O som da terra caindo.

As pessoas tem me dito, pelo menos uma vez por dia: Sinto muito.

E minha resposta tem sido, eu também. Mas nem sei se essa resposta dá conta do tamanho da minha dor.  Também sinto muito, vou sentir pela eternidade – qual a largura da eternidade ?

Pouco posso falar sobre o que sinto. Não tem nome.

Quando você estava doente , eu perguntava para quem já tinha perdido o pai o que eu ia sentir. Alguém me respondeu, um abismo. Talvez seja essa a melhor resposta. Ou a faxineira que me disse “meus pesos” talvez tenha sido a mais sábia.

Ao te ver doente, fraco, eu sentia um bisturi rasgando meu coração.

Tinha dias que mal te olhava pois não aguentava de agonia .

Mas o que dói mesmo e não poder chamar seu nome , pai.
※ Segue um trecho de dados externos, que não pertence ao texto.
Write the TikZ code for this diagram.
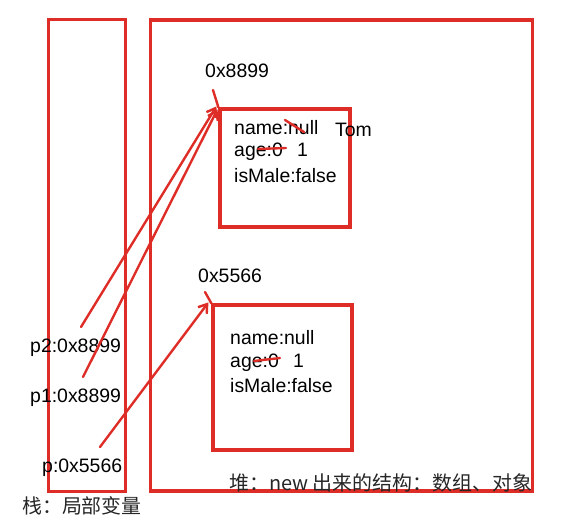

Hoje ao entrar no carro fiquei chamado: “Pai, pai “ para não esquecer o tom de voz que eu usava para te chamar. Era de noite, chovia e a cidade estava daquele jeito que você odiava. Claustrofóbica, cheia de carros aflitos, zonzos, iluminada pelo vermelho dos faróis , pelo negro da noite. Enquanto chamava seu nome, dirigindo  sozinha me dei conta que nunca mais vou chamar ninguém de pai.

A palavra pai é tão pequena, mas tem uma dimensão tão grande, chega a ser impossível falar com clareza sobre que eu sinto simplesmente por não poder te chamar mais, é o tal abismo, Pai.

Meu pai. Meu pai está morto há quinze dias. Quinze dias longos. Que o oxigênio custa a chegar quando acordo – Pai não combina com morte. Como se acostuma a viver sem o maior apoio que já conheceu? É uma sensação permanente de estar mancando.

Quinze dias em que meu filho aprendeu coisas novas que você não viu, pai.

Quinze dias nos quais me lembrei, no primeiro minuto em que abri os olhos, que você não existe mais em nenhum lugar, além de minha memória.

Seu lugar na mesa está vazio.

E seu armário está colorido com suas tantas camisas e dentro dele tem uma nuvem cinza, chamada saudade.

Suas roupas estão passadas ainda, nunca mais serão amassadas, estarão eternamente endurecidas pelo ferro. Adormecidas, imóveis.

Para sempre.

A dor da perda inundou a nossa casa. E você não viu. Não estava lá para nos proteger.

Fui num velório e a menina chorou tanto quando viu o pai no caixão.

E depois para enterrá-lo ela cantou a música italiana que ele tanto gostava.

Jogou a coroa de flores com o nome da família dentro da cova, para ir junto com ele. Para aquele monte de terra ficar menos marrom, para tingir as moléculas de areia que junto com o caixão dele  iam se decompor , então se misturar com a terra do mundo todo, e a partir daí, o corpo dele era do universo , podia chegar até o deserto do saara, aquele mesmo grão de areia que por menor que fosse ainda era aquele homem. Aquele que ela chamava de pai.

E quem sabe numa ventania, esse grão de poeira entrava de novo em casa e fazia um carinho no meu rosto feito quando eu era criança.

Mas a menina era eu, o pai era você e dessa vez eu não podia te contar essa cena triste- como sempre fiz com tudo o que já me tocou nessa vida. Dessa vez eu não podia compartilhar com você  isso que vivi.

E  senti um frio, um gelo . Uma ausência intensa, parecia um ferro cortando meu peito. Eu tenho feito tudo o que sempre fiz, pai. Tenho lutado, como você faria. Esse exemplo está vivo dentro de mim. Essa parte de você é imortal. Sua garra, eu herdei.

Com ela que eu conto quando falta o ar quando vejo minha mãe chorar . Quando não sei se vou suportar.

Ou quando preciso escrever, só para desabafar.